10. You’ll end up eating at Applebee’s at least twice.
11. Try to get six hours of sleep a night! (Who are we kidding, you’ll get three. For every lost hour, add the cost of a cup of coffee. The last thing you need at this point is to be so tired you make another joke about poison, and it’s not like you were going to come home from this thing with any money left anyway.)
12. Speaking of which: Is it already Saturday? Have you done any business? Welp, too late.
13. Find a weird place near the hotel—the upper parking tier, the odd set of lawn chairs randomly on a patio next to the dumpsters—and plan to hang out there alone at least once. When you inevitably need it, you will feel like you’re heading for, instead of running from, and it will make a big difference in how you feel once you get there. Then let the symphony of industrial air conditioners wash over you.

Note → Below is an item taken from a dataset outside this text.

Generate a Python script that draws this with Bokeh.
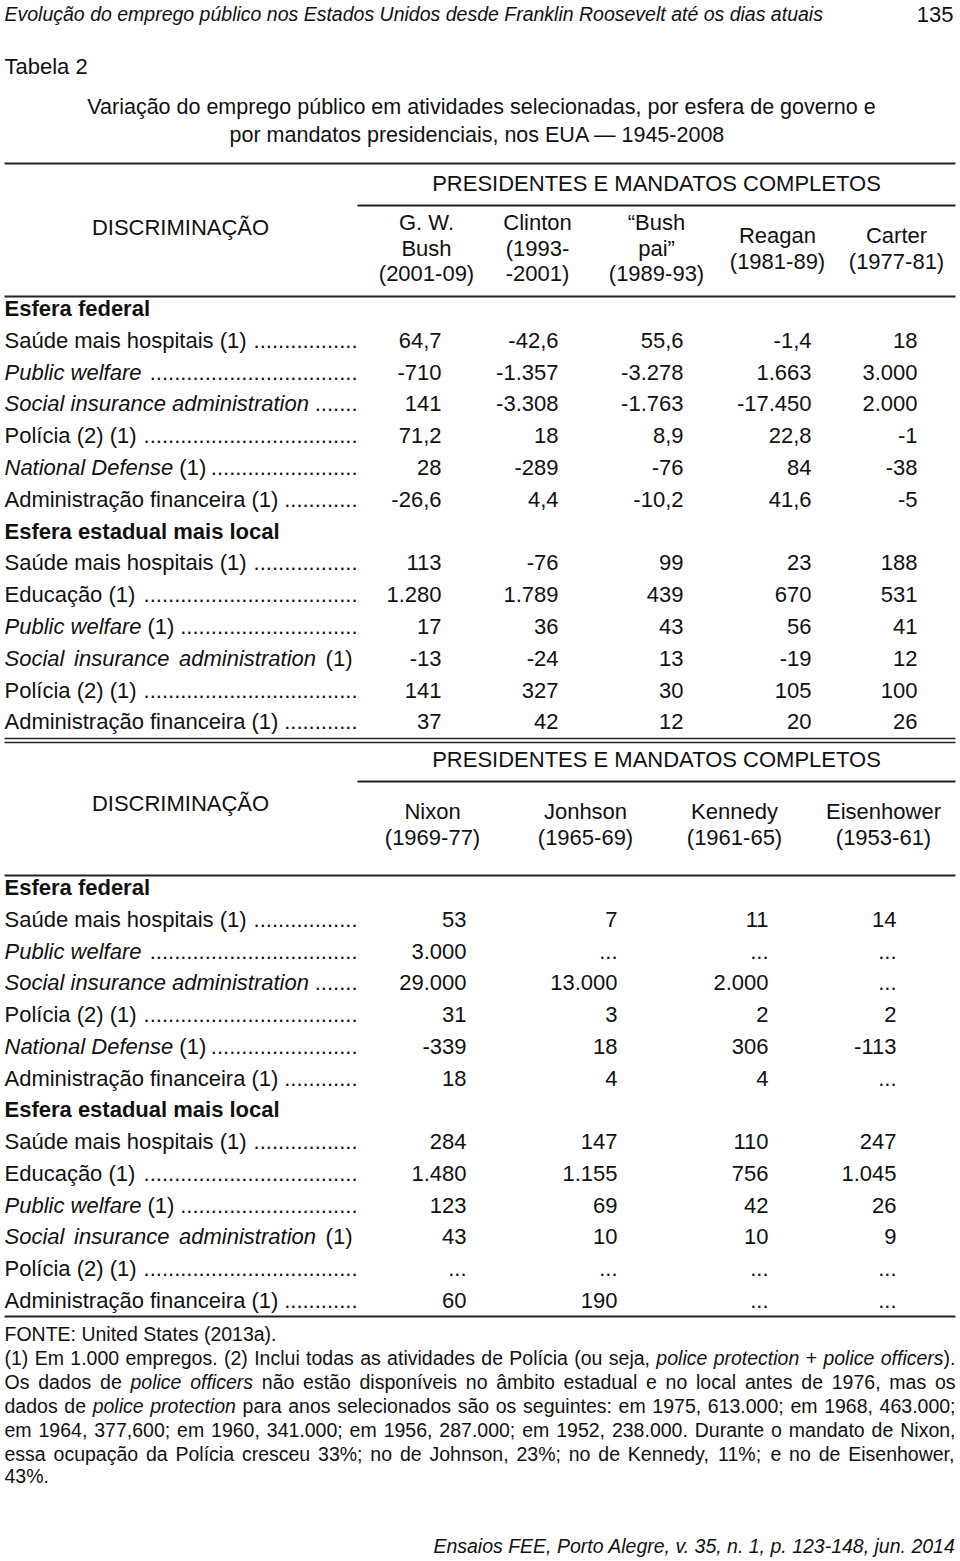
import math
from bokeh.plotting import figure
from bokeh.models import Range1d, ColumnDataSource
from bokeh.core.properties import value
from bokeh.embed import file_html
from bokeh.resources import INLINE

# ---------------- data ----------------
running_head = "Evolução do emprego público nos Estados Unidos desde Franklin Roosevelt até os dias atuais"
page_number = "135"
table_label = "Tabela 2"
title_lines = ["Variação do emprego público em atividades selecionadas, por esfera de governo e",
               "por mandatos presidenciais, nos EUA \u2014 1945-2008"]
group_header = "PRESIDENTES E MANDATOS COMPLETOS"
stub_header = "DISCRIMINAÇÃO"
section_names = ["Esfera federal", "Esfera estadual mais local"]

# '*' marks italic text
federal_rows = ["Saúde mais hospitais (1)", "*Public welfare*", "*Social insurance administration*",
                "Polícia (2) (1)", "*National Defense* (1)", "Administração financeira (1)"]
state_rows = ["Saúde mais hospitais (1)", "Educação (1)", "*Public welfare* (1)",
              "*Social insurance administration* (1)", "Polícia (2) (1)", "Administração financeira (1)"]

t1_presidents = [["G. W.", "Bush", "(2001-09)"], ["Clinton", "(1993-", "-2001)"],
                 ["\u201cBush", "pai\u201d", "(1989-93)"], ["Reagan", "(1981-89)"], ["Carter", "(1977-81)"]]
t1_federal = [["64,7", "-42,6", "55,6", "-1,4", "18"],
              ["-710", "-1.357", "-3.278", "1.663", "3.000"],
              ["141", "-3.308", "-1.763", "-17.450", "2.000"],
              ["71,2", "18", "8,9", "22,8", "-1"],
              ["28", "-289", "-76", "84", "-38"],
              ["-26,6", "4,4", "-10,2", "41,6", "-5"]]
t1_state = [["113", "-76", "99", "23", "188"],
            ["1.280", "1.789", "439", "670", "531"],
            ["17", "36", "43", "56", "41"],
            ["-13", "-24", "13", "-19", "12"],
            ["141", "327", "30", "105", "100"],
            ["37", "42", "12", "20", "26"]]

t2_presidents = [["Nixon", "(1969-77)"], ["Jonhson", "(1965-69)"], ["Kennedy", "(1961-65)"], ["Eisenhower", "(1953-61)"]]
t2_federal = [["53", "7", "11", "14"],
              ["3.000", "...", "...", "..."],
              ["29.000", "13.000", "2.000", "..."],
              ["31", "3", "2", "2"],
              ["-339", "18", "306", "-113"],
              ["18", "4", "4", "..."]]
t2_state = [["284", "147", "110", "247"],
            ["1.480", "1.155", "756", "1.045"],
            ["123", "69", "42", "26"],
            ["43", "10", "10", "9"],
            ["...", "...", "...", "..."],
            ["60", "190", "...", "..."]]

source_note = "FONTE: United States (2013a)."
footnote_lines = [
    "(1) Em 1.000 empregos. (2) Inclui todas as atividades de Polícia (ou seja, *police protection* + *police officers*).",
    "Os dados de *police officers* não estão disponíveis no âmbito estadual e no local antes de 1976, mas os",
    "dados de *police protection* para anos selecionados são os seguintes: em 1975, 613.000; em 1968, 463.000;",
    "em 1964, 377,600; em 1960, 341.000; em 1956, 287.000; em 1952, 238.000. Durante o mandato de Nixon,",
    "essa ocupação da Polícia cresceu 33%; no de Johnson, 23%; no de Kennedy, 11%; e no de Eisenhower,",
    "43%.",
]
footer = "Ensaios FEE, Porto Alegre, v. 35, n. 1, p. 123-148, jun. 2014"

# ---------------- layout helpers ----------------
FONT = "Liberation Sans"
INK = "#111111"
RULE = "#222222"

AW = {" ": 278, "!": 278, "(": 333, ")": 333, ",": 278, "-": 333, ".": 278, ":": 278, ";": 278,
      "%": 889, "+": 584, "\u201c": 333, "\u201d": 333, "\u2014": 1000}
for c in "0123456789":
    AW[c] = 556
for c, w in zip("ABCDEFGHIJKLMNOPQRSTUVWXYZ",
                [667, 667, 722, 722, 667, 611, 778, 722, 278, 500, 667, 556, 833, 722, 778, 667, 778, 722,
                 667, 611, 722, 667, 944, 667, 667, 611]):
    AW[c] = w
for c, w in zip("abcdefghijklmnopqrstuvwxyz",
                [556, 556, 500, 556, 556, 278, 556, 556, 222, 222, 500, 222, 833, 556, 556, 556, 556, 333,
                 500, 278, 556, 500, 722, 500, 500, 500]):
    AW[c] = w
for c in "áàãâéêóõôú":
    AW[c] = 556
AW["ç"] = 500
AW["í"] = 278
AW["Ç"] = 722
AW["Ã"] = 667


def tw(s, size):
    return sum(AW.get(c, 556) for c in s) * size / 1000.0


texts = {}


def add(x, y, s, size, style="normal", align="left"):
    key = (size, style, align)
    d = texts.setdefault(key, dict(x=[], y=[], text=[]))
    d["x"].append(x)
    d["y"].append(y)
    d["text"].append(s)


def parse_words(markup):
    words, cur, piece, italic = [], [], "", False
    for ch in markup:
        if ch == "*":
            if piece:
                cur.append((piece, italic))
                piece = ""
            italic = not italic
        elif ch == " ":
            if piece:
                cur.append((piece, italic))
                piece = ""
            if cur:
                words.append(cur)
                cur = []
        else:
            piece += ch
    if piece:
        cur.append((piece, italic))
    if cur:
        words.append(cur)
    return words


def line_width(markup, size):
    words = parse_words(markup)
    return sum(tw(t, size) for w in words for t, _ in w) + tw(" ", size) * (len(words) - 1)


def draw_line(x0, y, markup, size, target=None):
    words = parse_words(markup)
    widths = [sum(tw(t, size) for t, _ in w) for w in words]
    if target is not None and len(words) > 1:
        gap = (target - x0 - sum(widths)) / (len(words) - 1)
    else:
        gap = tw(" ", size)
    x = x0
    for w, wd in zip(words, widths):
        xx = x
        for t, it in w:
            add(xx, y, t, size, "italic" if it else "normal")
            xx += tw(t, size)
        x += wd + gap
    return x - gap


# ---------------- figure ----------------
PW, PH = 960, 1561
p = figure(width=PW, height=PH, x_range=Range1d(0, PW), y_range=Range1d(PH, 0),
           output_backend="svg", toolbar_location=None, x_axis_location=None, y_axis_location=None,
           min_border=0, background_fill_color="white", border_fill_color="white")
p.grid.visible = False
p.outline_line_color = None

BODY = 22
LEFT, RIGHT = 4, 955
LEADER_END = 357

# page head
add(LEFT, 13, running_head, 19.5, "italic")
add(953, 14, page_number, 22, "normal", "right")
add(LEFT, 66, table_label, 22)
add(481, 106, title_lines[0], 21.5, "normal", "center")
add(477, 134, title_lines[1], 21.5, "normal", "center")

rules = dict(x0=[], x1=[], y=[], w=[])


def rule(x0, x1, y, w=1.8):
    rules["x0"].append(x0)
    rules["x1"].append(x1)
    rules["y"].append(y)
    rules["w"].append(w)


def draw_table(top, top_rule, presidents, head_cx, head_lines_y, right_edges, federal, state, y_first, step):
    if top_rule:
        rule(LEFT, RIGHT, top)
    add(656, top + 20, group_header, BODY, "normal", "center")
    rule(LEADER_END, RIGHT, top + 42)
    for cx, lines in zip(head_cx, presidents):
        ys = head_lines_y[len(lines)]
        for ln, yy in zip(lines, ys):
            add(cx, yy, ln, BODY, "normal", "center")
    add(180, head_lines_y["stub"], stub_header, BODY, "normal", "center")
    rule(LEFT, RIGHT, y_first - 12)
    y = y_first
    dotw = tw(".", BODY)
    for sec, labels, vals in ((section_names[0], federal_rows, federal), (section_names[1], state_rows, state)):
        add(LEFT, y, sec, BODY, "bold")
        y += step
        for lab, row in zip(labels, vals):
            natural_end = LEFT + line_width(lab, BODY)
            n = int((LEADER_END - natural_end - 4) // dotw)
            if n >= 3:
                draw_line(LEFT, y, lab, BODY)
                add(LEADER_END, y, "." * n, BODY, "normal", "right")
            else:
                # label fills the stub: widen word spacing instead of leaders
                draw_line(LEFT, y, lab, BODY, target=352)
            for xr, v in zip(right_edges, row):
                add(xr, y, v, BODY, "normal", "right")
            y += step
    return y


draw_table(163, True, t1_presidents, [426, 537, 656, 777, 896],
           {3: [222, 247.5, 273], 2: [235, 260.5], "stub": 227},
           [441, 558, 683, 811, 917], t1_federal, t1_state, 308, 31.8)

# double rule between the two halves
rule(LEFT, RIGHT, 738, 1.4)
rule(LEFT, RIGHT, 742, 1.4)

draw_table(739, False, t2_presidents, [432, 585, 734, 883],
           {2: [811, 837], "stub": 803},
           [466, 617, 768, 896], t2_federal, t2_state, 887, 31.77)
rule(LEFT, RIGHT, 1316)

# notes
FN = 19.5
add(LEFT, 1333, source_note, FN)
fy = [1357, 1381, 1405, 1429, 1453, 1475]
for i, (ln, yy) in enumerate(zip(footnote_lines, fy)):
    draw_line(LEFT, yy, ln, FN, target=RIGHT if i < len(footnote_lines) - 1 else None)

add(RIGHT, 1545, footer, 19.5, "italic", "right")

# ---------------- draw ----------------
p.segment(x0="x0", x1="x1", y0="y", y1="y", line_width="w", line_color=RULE,
          source=ColumnDataSource(rules))

for (size, style, align), d in texts.items():
    p.text(x="x", y="y", text="text", source=ColumnDataSource(d),
           text_font=value(FONT), text_font_size=f"{size}px", text_font_style=style,
           text_align=align, text_baseline="middle", text_color=INK)

open("out.html", "w").write(file_html(p, INLINE))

14. The book room is amazing, and you won’t regret a second of the time spent browsing there, if you can avoid being roped into awkward conversation by strangers. Can you? Well, you CAN, you’ve seen spy movies. Will you blend in and become invisible? You’ll find out.
15. If you and someone else really want to catch up, leave the premises. It’s the only way to be sure you can be alone. Even then, consider splitting up and meeting at a prearranged location (you can do it, you’ve been practicing spy stuff). If anyone sees you, you’re doomed to a dinner for ten and two hours of small talk that erupts into an argument over the tip. Bet prearranging that location sounds less silly than it did a sentence ago.
16. Don’t forget to make it to the airport at least three hours before your plane so you have plenty of time to worry about whether you left the kettle on at home/whether you’ve ruined your reputation without having to do it in front of all the people in the security line.
17. You should go to more cons, though. They’re crucial for your career.